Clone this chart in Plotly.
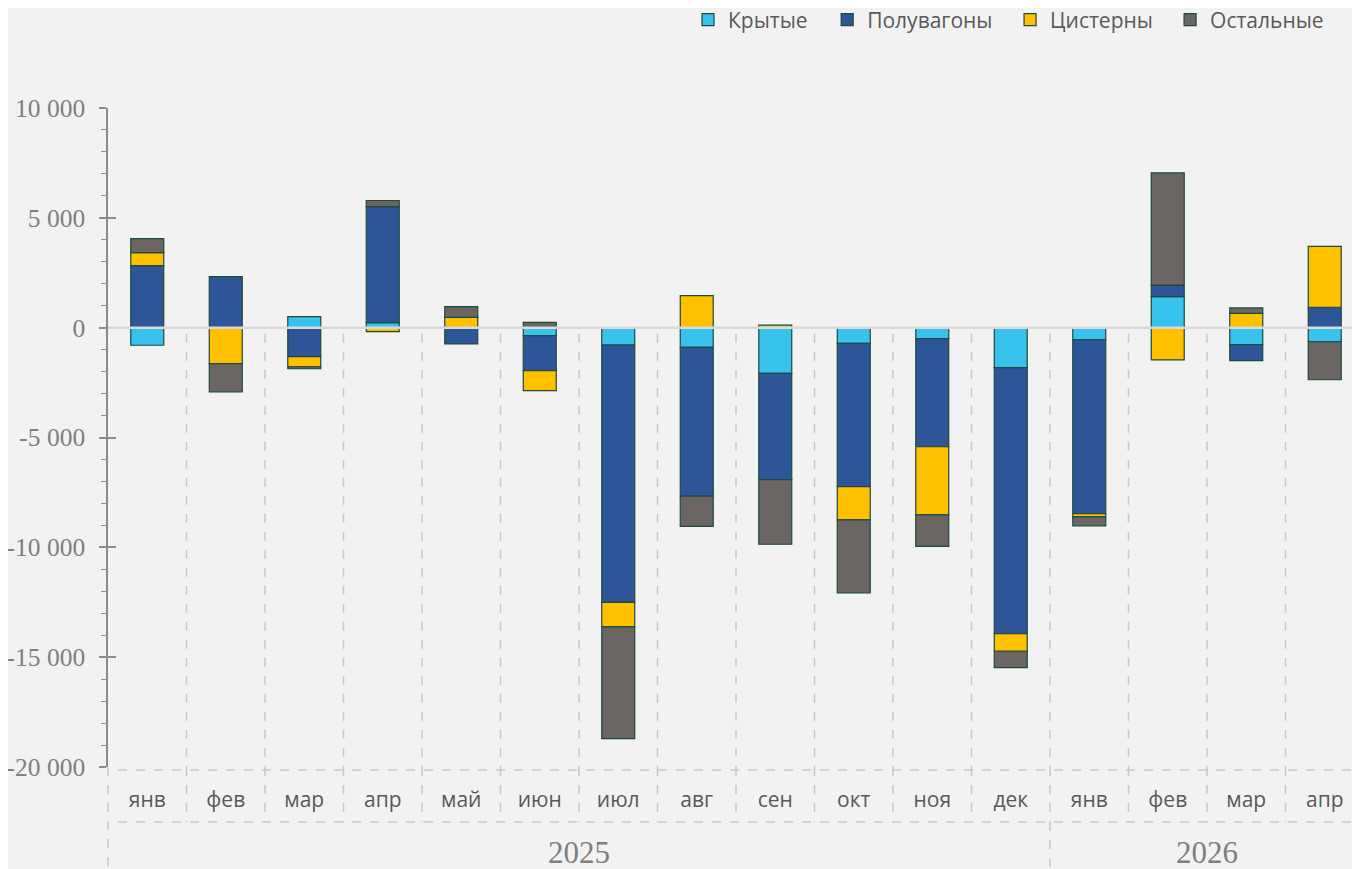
import plotly.graph_objects as go

months = ["янв", "фев", "мар", "апр", "май", "июн", "июл", "авг", "сен", "окт", "ноя", "дек",
          "янв", "фев", "мар", "апр"]
years = ["2025", "2026"]
year_month_counts = [12, 4]

krytye = [-800, 0, 500, 230, 0, -360, -790, -900, -2080, -710, -500, -1820, -550, 1410, -770, -640]
poluvagony = [2820, 2320, -1320, 5280, -740, -1600, -11720, -6770, -4840, -6530, -4920, -12110,
              -7920, 530, -730, 930]
cisterny = [600, -1640, -460, -180, 470, -910, -1110, 1460, 120, -1510, -3100, -800,
            -140, -1470, 650, 2770]
ostalnye = [630, -1280, -90, 280, 490, 240, -5090, -1380, -2940, -3320, -1440, -750,
            -410, 5110, 250, -1730]

series_names = ["Крытые", "Полувагоны", "Цистерны", "Остальные"]
series_values = [krytye, poluvagony, cisterny, ostalnye]
colors = ["#38c2ee", "#2e5597", "#ffc000", "#6b6664"]
legend_x = [0.4618, 0.5726, 0.7182, 0.8456]

y_ticks = [-20000, -15000, -10000, -5000, 0, 5000, 10000]

BG = "#f2f2f2"
GRID = "#c8c8c8"
AX = "#8c8c8c"

x = list(range(len(months)))

fig = go.Figure()
legend_layout = {}
for k, (name, vals, col, lx) in enumerate(zip(series_names, series_values, colors, legend_x)):
    lname = "legend" if k == 0 else f"legend{k + 1}"
    fig.add_trace(go.Bar(
        x=x, y=vals, name=name, legend=lname,
        marker=dict(color=col, line=dict(color="#1e4a3c", width=1.2)),
    ))
    legend_layout[lname] = dict(orientation="h", x=lx, xanchor="left", y=1.1335, yanchor="middle",
                                font=dict(family="Open Sans", size=21, color="#595959"),
                                bgcolor="rgba(0,0,0,0)")

def fmt(v):
    return f"{v:,}".replace(",", " ")

fig.update_layout(
    width=1360, height=869,
    paper_bgcolor=BG, plot_bgcolor=BG,
    barmode="relative", bargap=0.58,
    margin=dict(l=100, r=4, t=100, b=110, autoexpand=False),
    showlegend=True,
    xaxis=dict(range=[-0.5, len(months) - 0.5], tickvals=x, ticktext=months,
               showgrid=False, zeroline=False, showline=False, ticks="",
               tickfont=dict(family="Open Sans", size=21, color="#595959"),
               ticklabelstandoff=18),
    yaxis=dict(range=[-20000, 10000], tickvals=y_ticks, ticktext=[fmt(v) for v in y_ticks],
               showgrid=False, zeroline=False, showline=True, linecolor=AX, linewidth=1.5,
               ticks="outside", ticklen=7, tickcolor=AX, tickwidth=1.5,
               minor=dict(dtick=1000, ticks="outside", ticklen=5, tickcolor=AX, tickwidth=1.2),
               tickfont=dict(family="Liberation Serif", size=25.5, color="#7f7f7f"),
               ticklabelstandoff=9),
    yaxis2=dict(range=[-20000, 10000], overlaying="y", side="left", tickvals=y_ticks,
                showticklabels=False, showgrid=False, zeroline=False, showline=False,
                ticks="inside", ticklen=8, tickcolor=AX, tickwidth=1.5),
    **legend_layout,
)
# invisible trace to show the secondary (inside tick) axis
fig.add_trace(go.Scatter(x=[0], y=[0], yaxis="y2", mode="markers",
                         marker=dict(opacity=0), showlegend=False, hoverinfo="skip"))

shapes = []
# zero line over bars
shapes.append(dict(type="line", xref="paper", yref="y", x0=0, x1=1, y0=0, y1=0,
                   line=dict(color="#d9d9d9", width=2.5), layer="above"))
# month separators
for i in range(len(months) - 1):
    xb = i + 0.5
    shapes.append(dict(type="line", xref="x", yref="y", x0=xb, x1=xb, y0=-280, y1=-20000,
                       line=dict(color=GRID, width=1.5, dash="dash"), layer="below"))
    shapes.append(dict(type="line", xref="x", yref="paper", x0=xb, x1=xb, y0=0, y1=-0.0835,
                       line=dict(color=GRID, width=1.5, dash="dash"), layer="below"))
# year separator through year row
start = 0
for cnt in year_month_counts[:-1]:
    start += cnt
    xb = start - 0.5
    shapes.append(dict(type="line", xref="x", yref="paper", x0=xb, x1=xb, y0=-0.0835, y1=-0.167,
                       line=dict(color=GRID, width=1.5, dash="dash"), layer="below"))
# horizontal dashed rows
for yp in [-0.0046, -0.0835]:
    shapes.append(dict(type="line", xref="paper", yref="paper", x0=0.008, x1=1, y0=yp, y1=yp,
                       line=dict(color=GRID, width=1.5, dash="dash"), layer="below"))
# left dashed continuation
shapes.append(dict(type="line", xref="paper", yref="paper", x0=0, x1=0, y0=0, y1=-0.167,
                   line=dict(color=GRID, width=1.5, dash="dash"), layer="below"))
fig.update_layout(shapes=shapes)

annotations = []
start = 0
for yr, cnt in zip(years, year_month_counts):
    center = start + (cnt - 1) / 2
    annotations.append(dict(text=yr, x=center, xref="x", y=-0.129, yref="paper",
                            showarrow=False, yanchor="middle",
                            font=dict(family="Liberation Serif", size=31, color="#7f7f7f")))
    start += cnt
fig.update_layout(annotations=annotations)

fig.write_html("out.html")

• _WORK TO DO_
Only lines belong in the copy: transcribe those from the start of the data through the line that contains "-410, 5110, 250, -1730]", and skip the pictures.

• _RESULT OF THIS EXERCISE_
Clone this chart in Plotly.
import plotly.graph_objects as go

months = ["янв", "фев", "мар", "апр", "май", "июн", "июл", "авг", "сен", "окт", "ноя", "дек",
          "янв", "фев", "мар", "апр"]
years = ["2025", "2026"]
year_month_counts = [12, 4]

krytye = [-800, 0, 500, 230, 0, -360, -790, -900, -2080, -710, -500, -1820, -550, 1410, -770, -640]
poluvagony = [2820, 2320, -1320, 5280, -740, -1600, -11720, -6770, -4840, -6530, -4920, -12110,
              -7920, 530, -730, 930]
cisterny = [600, -1640, -460, -180, 470, -910, -1110, 1460, 120, -1510, -3100, -800,
            -140, -1470, 650, 2770]
ostalnye = [630, -1280, -90, 280, 490, 240, -5090, -1380, -2940, -3320, -1440, -750,
            -410, 5110, 250, -1730]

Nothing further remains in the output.